Rees R and Sydney Jones extended their former premises in 1966–7 to cope with expanded staff numbers, but in 1975 decided to relocate their business to the former Queensland National Bank premises on the corner of Quay and Denham Streets.

In 1976 Central Queensland Salt Industries purchased this building and in June 1990 it was sold to Callianiotis Constructions.

In December 2015, the building was available for lease.

== Description ==
The Rees R and Sydney Jones Building abuts Quay Street and occupies almost the entire site allotment that adjoins the C J Edwards Chambers on the western side and Cattle House on the east.

The single storeyed brick building is elongated in form and consists basically of the original hip roofed section of the building at the front with a long gable roofed extension at the rear. The symmetrical facade of the building is cement rendered and strongly modelled with quoin work at each corner and around the front entrance. The original window and door frames have been replaced with modern aluminium style fixtures. Both windows have moulded architraves. A deep cornice together with dentils runs the full width of the building. The roof of the building is hidden from the street by a simple parapet. Internally the original section of the building consists of a central tiled corridor that provides access to three small carpeted offices on both sides. Most of the existing partition walls are original, as is much of the timber architraving. The acoustic ceiling throughout this section is suspended and is positioned approximately 600 mm below the original. The original rear brick wall is currently painted and former window openings have been sealed. The original brick lined vaulted safe still survives.

A large single storeyed addition is attached to the rear of the original building. The structure is built of brick with a steel frame and has a concrete slab floor.

== Heritage listing ==
The former Rees R and Sydney Jones Building was listed on the Queensland Heritage Register on 21 October 1992 having satisfied the following criteria.

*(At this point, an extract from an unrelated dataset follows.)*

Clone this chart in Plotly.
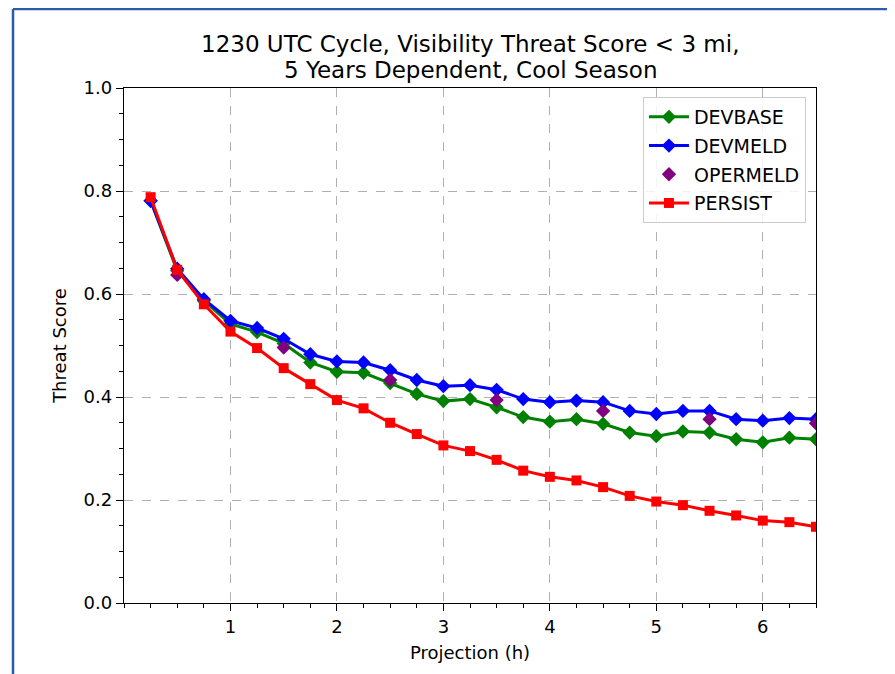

The place is important in demonstrating the evolution or pattern of Queensland's history.

The former Rees R and Sydney Jones building, erected in 1886 forms part of the historic Quay Street precinct which is distinguished by its late 19th century commercial buildings. The Quay Street precinct stands as a legacy to the Port of Rockhampton which served central Queensland from 1858. The port was influential in establishing Rockhampton as the premier commercial city of central Queensland and the river wharves fostered the substantial commercial development along Quay Street, enabling it to become the principal business district of the city. The solidity of the buildings were a symbol of Rockhampton's wealth, particularly generated by the Mount Morgan gold rush of the 1880s, and reflected the confidence with which the community and developers viewed Rockhampton's future.

The place is important because of its aesthetic significance.

The building possesses important aesthetic value because it contributes to the continuity and character of the late nineteenth century quayside.

The place has a strong or special association with a particular community or cultural group for social, cultural or spiritual reasons.

It also has special association for the people of Rockhampton through its significant aesthetic and historic contribution to Quay Street, which for many is the symbol of Rockhampton and is very closely associated with the image of the city.

The place has a special association with the life or work of a particular person, group or organisation of importance in Queensland's history.

The prominent Rockhampton legal firm, Rees R and Sydney Jones, has a long association with this building as its first owners and occupants for a period of 90 years.